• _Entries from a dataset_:
>> Begin

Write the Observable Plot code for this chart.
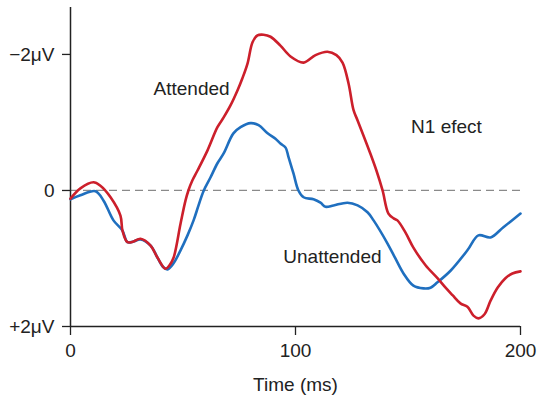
<!DOCTYPE html>
<html>
<head>
<meta charset="utf-8">
<script src="https://cdn.jsdelivr.net/npm/d3@7"></script>
<script src="https://cdn.jsdelivr.net/npm/@observablehq/plot@0.6"></script>
<style>
  html, body { margin: 0; padding: 0; background: #fff; }
  #chart { width: 538px; height: 405px; }
</style>
</head>
<body>
<div id="chart"></div>
<script>
// Attended waveform (time in ms, amplitude in µV; negative is up)
const attendedTime = [0, 4.4, 10.2, 13.3, 17.8, 22.2, 23.1, 25.3, 28, 31.1, 35.6, 38.7, 42.2, 44, 45.8, 48.9, 51.1, 52.4, 54.2, 56.4, 60.9, 65.3, 68, 71.1, 74.2, 76.4, 78.7, 80.9, 83.1, 85.8, 88.9, 93.3, 97.8, 103.6, 108.9, 114.2, 118.2, 120.9, 123.6, 125.8, 127.6, 133.3, 136, 138.7, 141.3, 143.6, 145.3, 148.9, 152.4, 157.8, 163.1, 166.7, 169.8, 173.3, 176.4, 179.1, 181.3, 184, 186.7, 189.8, 193.3, 196.4, 200];
const attendedValue = [0.12, -0.03, -0.12, -0.07, 0.10, 0.37, 0.59, 0.76, 0.75, 0.71, 0.81, 0.99, 1.15, 1.10, 0.99, 0.49, 0.15, 0, -0.15, -0.29, -0.59, -0.93, -1.07, -1.25, -1.47, -1.65, -1.87, -2.18, -2.28, -2.29, -2.26, -2.13, -1.97, -1.88, -1.99, -2.04, -1.99, -1.88, -1.57, -1.18, -1.03, -0.54, -0.29, 0, 0.34, 0.41, 0.44, 0.62, 0.84, 1.10, 1.29, 1.43, 1.54, 1.66, 1.71, 1.84, 1.88, 1.82, 1.62, 1.43, 1.29, 1.22, 1.19];

// Unattended waveform
const unattendedTime = [0, 4.4, 11.1, 14.7, 19.1, 23.1, 25.3, 28, 31.1, 35.6, 38.7, 41.3, 43.1, 45.8, 48.9, 52, 54.7, 56.9, 59.1, 62.2, 65.3, 68, 72.4, 75.6, 80, 83.6, 87.6, 91.1, 93.3, 95.6, 96.9, 99.1, 101.3, 103.6, 108, 111.1, 113.3, 116.9, 123.1, 127.6, 132, 134.7, 140.9, 144.4, 148, 152.4, 156.9, 160, 163.1, 168.9, 176.4, 181.3, 186.7, 192.4, 200];
const unattendedValue = [0.13, 0.07, 0.01, 0.15, 0.44, 0.59, 0.76, 0.75, 0.72, 0.81, 0.99, 1.13, 1.16, 1.07, 0.88, 0.66, 0.44, 0.22, 0.01, -0.19, -0.40, -0.54, -0.84, -0.93, -0.99, -0.96, -0.84, -0.76, -0.69, -0.63, -0.49, -0.25, 0, 0.10, 0.13, 0.18, 0.24, 0.22, 0.18, 0.22, 0.32, 0.44, 0.78, 1.0, 1.22, 1.40, 1.44, 1.43, 1.35, 1.18, 0.88, 0.66, 0.69, 0.54, 0.34];

// Axis ticks and labels
const xTicks = [0, 100, 200];
const yTicks = [-2, 0, 2];
const yTickLabels = ["\u22122\u03bcV", "0", "+2\u03bcV"];
const xLabel = "Time (ms)";

// Annotations
const labelText = ["Attended", "Unattended", "N1 efect"];
const labelTime = [53.8, 116.4, 167.1];
const labelValue = [-1.49, 0.97, -0.94];

const attended = attendedTime.map((t, i) => ({t, v: attendedValue[i]}));
const unattended = unattendedTime.map((t, i) => ({t, v: unattendedValue[i]}));
const labels = labelText.map((s, i) => ({s, t: labelTime[i], v: labelValue[i]}));

const font = "'Liberation Sans', Arial, Helvetica, sans-serif";

const chart = Plot.plot({
  width: 538,
  height: 405,
  marginLeft: 70,
  marginRight: 18,
  marginTop: 7,
  marginBottom: 79,
  style: { fontFamily: font, fontSize: "19px", color: "#222", background: "#fff" },
  x: { domain: [0, 200] },
  y: { domain: [2, -2.69] },
  marks: [
    Plot.ruleY([0], { stroke: "#8a8a8a", strokeWidth: 1.3, strokeDasharray: "8,5" }),
    Plot.axisY({ ticks: yTicks, tickSize: 8, tickPadding: 8, tickFormat: (d) => yTickLabels[yTicks.indexOf(d)], label: null, stroke: "#222", strokeWidth: 1.3, fontSize: 19 }),
    Plot.axisX({ ticks: xTicks, tickSize: 9, tickPadding: 8, label: null, stroke: "#222", strokeWidth: 1.3, fontSize: 19 }),
    Plot.ruleX([0], { stroke: "#222", strokeWidth: 1.5 }),
    Plot.ruleY([2], { stroke: "#222", strokeWidth: 1.5 }),
    Plot.line(unattended, { x: "t", y: "v", stroke: "#1f6fbf", strokeWidth: 2.6, curve: "catmull-rom" }),
    Plot.line(attended, { x: "t", y: "v", stroke: "#cc1f2b", strokeWidth: 2.6, curve: "catmull-rom" }),
    Plot.text(labels, { x: "t", y: "v", text: "s", fontSize: 19, fill: "#222", textAnchor: "middle", lineAnchor: "middle" }),
    Plot.text([xLabel], { x: 100, frameAnchor: "bottom", dy: 58, text: (d) => d, fontSize: 19, fill: "#222", lineAnchor: "middle" })
  ]
});
document.getElementById("chart").appendChild(chart);
</script>
</body>
</html>
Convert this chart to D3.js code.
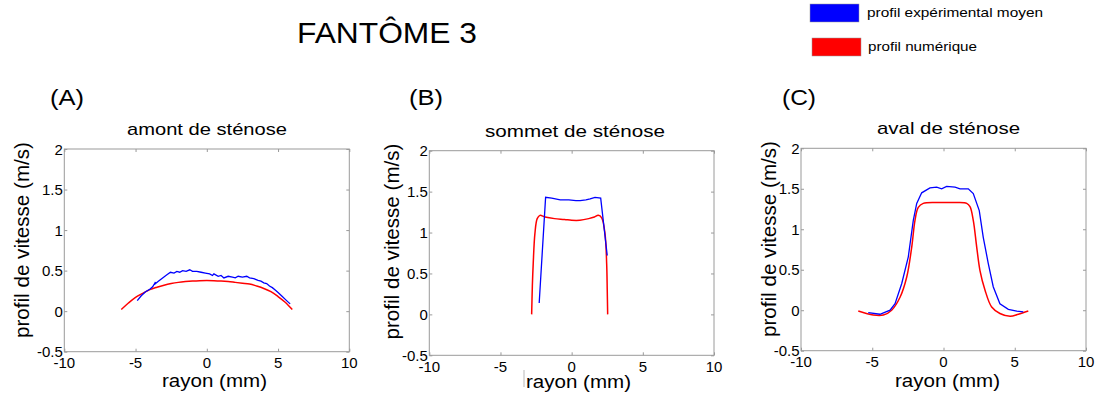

>> End

• _Stated exercise_: Each entry must be retyped word for word, with every image omitted.

• _Exercise output_:
Write the Observable Plot code for this chart.
<!DOCTYPE html>
<html>
<head>
<meta charset="utf-8">
<script src="https://cdn.jsdelivr.net/npm/d3@7"></script>
<script src="https://cdn.jsdelivr.net/npm/@observablehq/plot@0.6"></script>
<style>
  html, body { margin: 0; padding: 0; background: #fff; }
  #chart { width: 538px; height: 405px; }
</style>
</head>
<body>
<div id="chart"></div>
<script>
// Attended waveform (time in ms, amplitude in µV; negative is up)
const attendedTime = [0, 4.4, 10.2, 13.3, 17.8, 22.2, 23.1, 25.3, 28, 31.1, 35.6, 38.7, 42.2, 44, 45.8, 48.9, 51.1, 52.4, 54.2, 56.4, 60.9, 65.3, 68, 71.1, 74.2, 76.4, 78.7, 80.9, 83.1, 85.8, 88.9, 93.3, 97.8, 103.6, 108.9, 114.2, 118.2, 120.9, 123.6, 125.8, 127.6, 133.3, 136, 138.7, 141.3, 143.6, 145.3, 148.9, 152.4, 157.8, 163.1, 166.7, 169.8, 173.3, 176.4, 179.1, 181.3, 184, 186.7, 189.8, 193.3, 196.4, 200];
const attendedValue = [0.12, -0.03, -0.12, -0.07, 0.10, 0.37, 0.59, 0.76, 0.75, 0.71, 0.81, 0.99, 1.15, 1.10, 0.99, 0.49, 0.15, 0, -0.15, -0.29, -0.59, -0.93, -1.07, -1.25, -1.47, -1.65, -1.87, -2.18, -2.28, -2.29, -2.26, -2.13, -1.97, -1.88, -1.99, -2.04, -1.99, -1.88, -1.57, -1.18, -1.03, -0.54, -0.29, 0, 0.34, 0.41, 0.44, 0.62, 0.84, 1.10, 1.29, 1.43, 1.54, 1.66, 1.71, 1.84, 1.88, 1.82, 1.62, 1.43, 1.29, 1.22, 1.19];

// Unattended waveform
const unattendedTime = [0, 4.4, 11.1, 14.7, 19.1, 23.1, 25.3, 28, 31.1, 35.6, 38.7, 41.3, 43.1, 45.8, 48.9, 52, 54.7, 56.9, 59.1, 62.2, 65.3, 68, 72.4, 75.6, 80, 83.6, 87.6, 91.1, 93.3, 95.6, 96.9, 99.1, 101.3, 103.6, 108, 111.1, 113.3, 116.9, 123.1, 127.6, 132, 134.7, 140.9, 144.4, 148, 152.4, 156.9, 160, 163.1, 168.9, 176.4, 181.3, 186.7, 192.4, 200];
const unattendedValue = [0.13, 0.07, 0.01, 0.15, 0.44, 0.59, 0.76, 0.75, 0.72, 0.81, 0.99, 1.13, 1.16, 1.07, 0.88, 0.66, 0.44, 0.22, 0.01, -0.19, -0.40, -0.54, -0.84, -0.93, -0.99, -0.96, -0.84, -0.76, -0.69, -0.63, -0.49, -0.25, 0, 0.10, 0.13, 0.18, 0.24, 0.22, 0.18, 0.22, 0.32, 0.44, 0.78, 1.0, 1.22, 1.40, 1.44, 1.43, 1.35, 1.18, 0.88, 0.66, 0.69, 0.54, 0.34];

// Axis ticks and labels
const xTicks = [0, 100, 200];
const yTicks = [-2, 0, 2];
const yTickLabels = ["\u22122\u03bcV", "0", "+2\u03bcV"];
const xLabel = "Time (ms)";

// Annotations
const labelText = ["Attended", "Unattended", "N1 efect"];
const labelTime = [53.8, 116.4, 167.1];
const labelValue = [-1.49, 0.97, -0.94];

const attended = attendedTime.map((t, i) => ({t, v: attendedValue[i]}));
const unattended = unattendedTime.map((t, i) => ({t, v: unattendedValue[i]}));
const labels = labelText.map((s, i) => ({s, t: labelTime[i], v: labelValue[i]}));

const font = "'Liberation Sans', Arial, Helvetica, sans-serif";

const chart = Plot.plot({
  width: 538,
  height: 405,
  marginLeft: 70,
  marginRight: 18,
  marginTop: 7,
  marginBottom: 79,
  style: { fontFamily: font, fontSize: "19px", color: "#222", background: "#fff" },
  x: { domain: [0, 200] },
  y: { domain: [2, -2.69] },
  marks: [
    Plot.ruleY([0], { stroke: "#8a8a8a", strokeWidth: 1.3, strokeDasharray: "8,5" }),
    Plot.axisY({ ticks: yTicks, tickSize: 8, tickPadding: 8, tickFormat: (d) => yTickLabels[yTicks.indexOf(d)], label: null, stroke: "#222", strokeWidth: 1.3, fontSize: 19 }),
    Plot.axisX({ ticks: xTicks, tickSize: 9, tickPadding: 8, label: null, stroke: "#222", strokeWidth: 1.3, fontSize: 19 }),
    Plot.ruleX([0], { stroke: "#222", strokeWidth: 1.5 }),
    Plot.ruleY([2], { stroke: "#222", strokeWidth: 1.5 }),
    Plot.line(unattended, { x: "t", y: "v", stroke: "#1f6fbf", strokeWidth: 2.6, curve: "catmull-rom" }),
    Plot.line(attended, { x: "t", y: "v", stroke: "#cc1f2b", strokeWidth: 2.6, curve: "catmull-rom" }),
    Plot.text(labels, { x: "t", y: "v", text: "s", fontSize: 19, fill: "#222", textAnchor: "middle", lineAnchor: "middle" }),
    Plot.text([xLabel], { x: 100, frameAnchor: "bottom", dy: 58, text: (d) => d, fontSize: 19, fill: "#222", lineAnchor: "middle" })
  ]
});
document.getElementById("chart").appendChild(chart);
</script>
</body>
</html>
Convert this chart to D3.js code.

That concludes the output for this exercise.